Election victories in multiple states last week gave Democrats further encouragement and a reinvigorated sense of purpose.
However, a group of eight Senate moderates broke ranks to cut a deal with Republicans that offers a vote in the upper chamber on health care subsidies, but no floor time in the House and no guarantee of action.
The Republican-controlled chamber passed the package by a vote of 222-209, with Donald Trump’s support largely keeping his party together in the face of vehement opposition from House Democrats.
The vote came eight days after Democrats won several high-profile elections that many in the party thought strengthened their odds of winning an extension of health insurance subsidies, which are due to expire at the end of the year.
Democratic Representative Mikie Sherrill, who last week was elected as New Jersey’s next governor, spoke against the funding bill in her last speech on the US House floor before she resigns from Congress next week, encouraging her colleagues to stand up to Trump’s administration.
“To my colleagues: Do not let this body become a ceremonial red stamp from an administration that takes food away from children and rips away healthcare,” Sherrill said.

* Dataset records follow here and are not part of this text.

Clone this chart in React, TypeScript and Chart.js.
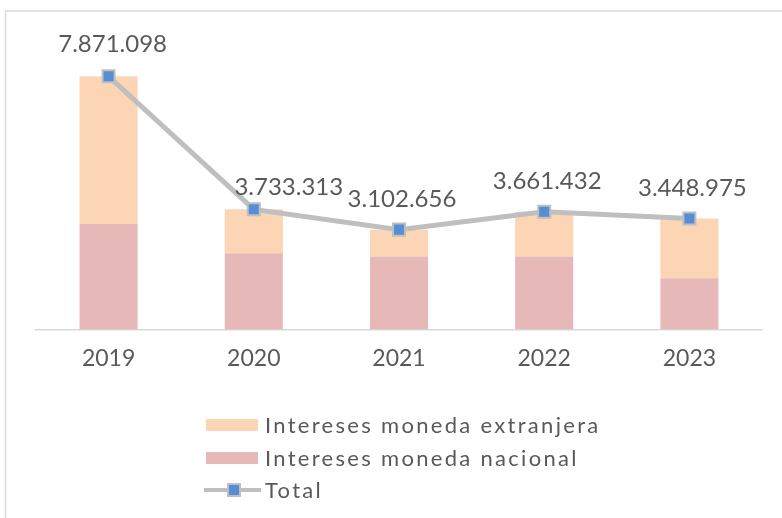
import React, { useEffect, useRef } from "react";
import { Chart, registerables } from "chart.js";

Chart.register(...registerables);

const categories = ["2019", "2020", "2021", "2022", "2023"];
const nacional = [3280000, 2370000, 2270000, 2270000, 1590000];
const extranjera = [4591098, 1363313, 832656, 1391432, 1858975];
const total = [7871098, 3733313, 3102656, 3661432, 3448975];
const totalLabels = ["7.871.098", "3.733.313", "3.102.656", "3.661.432", "3.448.975"];
const legendLabels = ["Intereses moneda extranjera", "Intereses moneda nacional", "Total"];

// label offsets relative to each point (styling)
const labelDx = [4, 35, 3, 3, 3];
const labelDy = [-32, -22, -30, -30, -30];

const FONT = "Lato, 'Open Sans', sans-serif";
const TEXT = "#595959";
const C_EXT = "#fcd5b5";
const C_NAC = "#e6b9b8";
const C_LINE = "#bfbfbf";
const C_MARK = "#558ed5";

const decor = {
  id: "decor",
  beforeDraw(chart: any) {
    const ctx = chart.ctx;
    ctx.save();
    ctx.fillStyle = "#ffffff";
    ctx.fillRect(0, 0, chart.width, chart.height);
    ctx.strokeStyle = "#d9d9d9";
    ctx.lineWidth = 1.5;
    ctx.beginPath();
    ctx.moveTo(5.5, 518);
    ctx.lineTo(5.5, 11);
    ctx.lineTo(782, 11);
    ctx.stroke();
    ctx.restore();
  },
  afterDatasetsDraw(chart: any) {
    const ctx = chart.ctx;
    const meta = chart.getDatasetMeta(2);
    ctx.save();
    ctx.fillStyle = TEXT;
    ctx.font = `24px ${FONT}`;
    ctx.textAlign = "center";
    ctx.textBaseline = "middle";
    meta.data.forEach((pt: any, i: number) => {
      ctx.fillText(totalLabels[i], pt.x + labelDx[i], pt.y + labelDy[i]);
    });
    ctx.restore();
  },
  afterDraw(chart: any) {
    const ctx = chart.ctx;
    ctx.save();
    const x0 = 206;
    const sw = 52;
    const textX = 265;
    const rows = [425, 458, 490];
    ctx.font = `22px ${FONT}`;
    (ctx as any).letterSpacing = "2.3px";
    ctx.textBaseline = "middle";
    ctx.textAlign = "left";
    // swatches
    ctx.fillStyle = C_EXT;
    ctx.fillRect(x0, rows[0] - 6, sw, 12);
    ctx.fillStyle = C_NAC;
    ctx.fillRect(x0, rows[1] - 6, sw, 12);
    // line sample
    ctx.strokeStyle = C_LINE;
    ctx.lineWidth = 4;
    ctx.beginPath();
    ctx.moveTo(204, rows[2]);
    ctx.lineTo(261, rows[2]);
    ctx.stroke();
    ctx.fillStyle = C_MARK;
    ctx.fillRect(228, rows[2] - 6, 12, 12);
    ctx.lineWidth = 2;
    ctx.strokeRect(228, rows[2] - 6, 12, 12);
    ctx.fillStyle = TEXT;
    legendLabels.forEach((t, i) => ctx.fillText(t, textX, rows[i] + 1));
    ctx.restore();
  },
};

export default function App() {
  const ref = useRef<HTMLCanvasElement | null>(null);
  useEffect(() => {
    if (!ref.current) return;
    const chart = new Chart(ref.current, {
      type: "bar",
      data: {
        labels: categories,
        datasets: [
          {
            type: "bar",
            label: legendLabels[1],
            data: nacional,
            backgroundColor: C_NAC,
            stack: "bars",
            order: 2,
            barPercentage: 0.4,
            categoryPercentage: 1,
          },
          {
            type: "bar",
            label: legendLabels[0],
            data: extranjera,
            backgroundColor: C_EXT,
            stack: "bars",
            order: 2,
            barPercentage: 0.4,
            categoryPercentage: 1,
          },
          {
            type: "line",
            label: legendLabels[2],
            data: total,
            borderColor: C_LINE,
            borderWidth: 5,
            pointStyle: "rect",
            pointRadius: 8.5,
            pointBackgroundColor: C_MARK,
            pointBorderColor: C_LINE,
            pointBorderWidth: 2,
            stack: "line",
            order: 0,
            tension: 0,
          } as any,
        ],
      },
      options: {
        responsive: false,
        animation: false,
        devicePixelRatio: 1,
        layout: { padding: { left: 36, right: 20, top: 40, bottom: 131 } },
        plugins: {
          legend: { display: false },
          tooltip: { enabled: false },
          title: { display: false },
        },
        scales: {
          x: {
            stacked: true,
            grid: { display: false, drawTicks: false },
            border: { display: true, color: "#d9d9d9", width: 1.5 },
            ticks: {
              color: TEXT,
              font: { family: FONT, size: 23 },
              padding: 15,
            },
          },
          y: {
            stacked: true,
            display: false,
            min: 0,
            max: 9000000,
          },
        },
      },
      plugins: [decor],
    });
    return () => chart.destroy();
  }, []);
  return (
    <div style={{ position: "absolute", left: 0, top: 0, width: 782, height: 518 }}>
      <canvas ref={ref} width={782} height={518} style={{ display: "block" }} />
    </div>
  );
}
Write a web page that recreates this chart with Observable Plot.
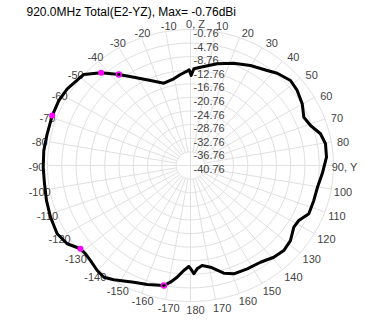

“To the country: Stand strong. As we say in the Navy, don’t give up the ship,” she added.
The vote came on the Republican-controlled House’s first day in session since mid-September, a long recess intended to put pressure on Democrats.
The chamber’s return also set the clock ticking on a vote to release all unclassified records related to the late convicted sex offender Jeffrey Epstein, something Johnson and Trump have resisted up to now.